Working Together to Reach One Million Women and Their Partners: West Africa and the Ouagadougou Partnership

Sarah Fohl

(Formerly) CCP | Program Officer II
3rd annual Ouagadougou Partnership meeting
Ouagadougou Partnership member country representatives, partners, and stakeholders at the 3rd annual meeting in Paris, December 2014. Courtesy of Ouagadougou Partnership Coordination Unit

This year is an exciting one for celebrating contraceptive access in Francophone West Africa—2015 marks the fifth year since nine governments (Benin, Burkina Faso, Côte d’Ivoire, Guinea, Mali, Mauritania, Niger, Togo, and Senegal), civil society organizations, and donors created the Ouagadougou Partnership and committed to improving family planning access in their region. Their goal is to add one million new contraceptive users by the end of this year.

Although countries may define a “new user” in different terms (for example, first-time user of family planning, new user of a long term method), the definition used by Track20 (a project implemented by Avenir Health to track progress of the global FP2020 initiative) is clear. New users include the number of additional women (or their partners) of reproductive age currently using a modern contraceptive method compared to 2012. In just three short years, these countries will have achieved their goal by providing vastly improved family planning information and access to an adequate contraceptive method mix.

Reaching one million additional women and couples with information and resources requires extended collaboration with various partners and stakeholders throughout the region. That is why K4Health conducted a knowledge management (KM) and information and communication technology (ICT) needs assessment last fall to understand the priority information needs and current knowledge exchange practices and systems being used by the members of the Ouagadougou Partnership. Findings from the assessment will inform next steps to support the development of a KM platform to encourage internal communication and external collaboration on family planning programs.

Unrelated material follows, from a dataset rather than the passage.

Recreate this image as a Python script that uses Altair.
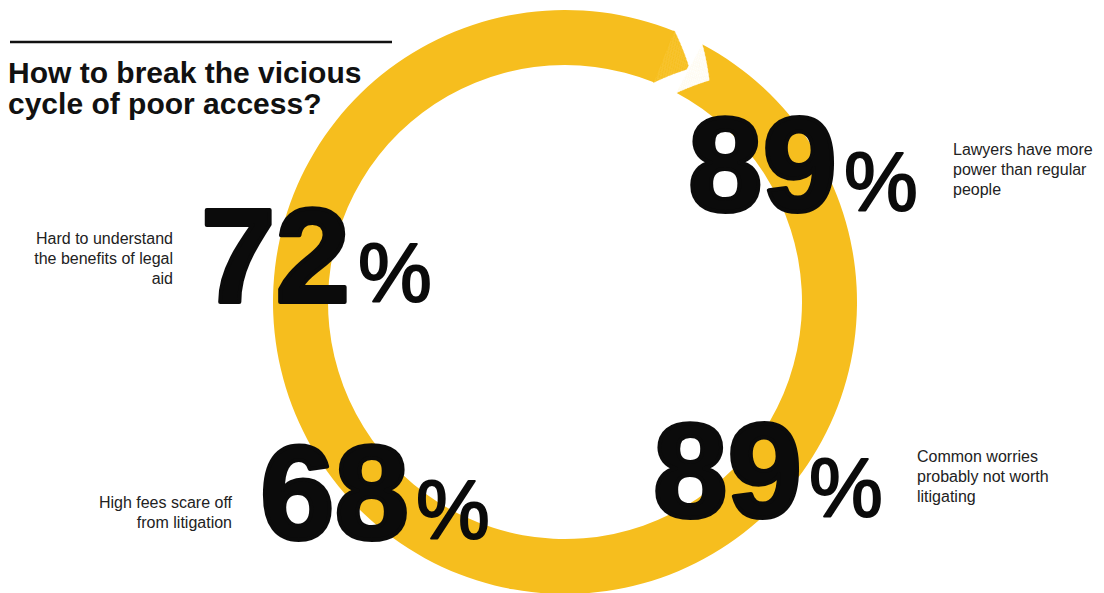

One particular finding from the assessment highlighted the need for family planning partners in the region like the Ouagadougou Partnership, the West African Health Organization (WAHO), and the Reproductive Health Supplies Coalition (RHSC) to provide tailored technical support to countries. Therefore, each organization must openly and regularly collaborate with all international and national partners to avoid duplicated efforts and to encourage the development of effective outreach and support throughout the region. K4Health is also working with WAHO to conduct a KM and information and communications technology (ICT) needs assessment next month to support improvements to information synthesis for internal and external communication of family planning and other health information among its 15 member countries and international partners.

Each of these commitments highlights a positive transition in the region in which its leaders work together to strengthen the impact of collective action towards common goals of health and prosperity. I am reminded of my own transition from a new contraceptive user to a reproductive health counselor and then a programmer, researcher, and advocate for family planning access worldwide. As a counselor, I witnessed firsthand how information and access improved client outcomes. As a programmer and advocate, I have seen how political will and high-level collaboration have impacted national outcomes in contraceptive prevalence. Although I only recently joined the K4Health family, this transformative experience continues to inform my perspective and fuel my passion to support regional programs like the Ouagadougou Partnership.

Improved knowledge management systems are imperative for reaching one million additional users, and they enrich relationships between family planning partners through coordination of information. It is yet to be seen whether this goal will be achieved by the end of the year. The annual Ouagadougou Partnership meeting held in December will provide an opportunity for reflection on the first three years, information sharing, and commitments to future collaboration. Sustaining these resources and relationships will not only help the region reach these additional users by 2015, but will also increase the likelihood that they remain continued users in the future.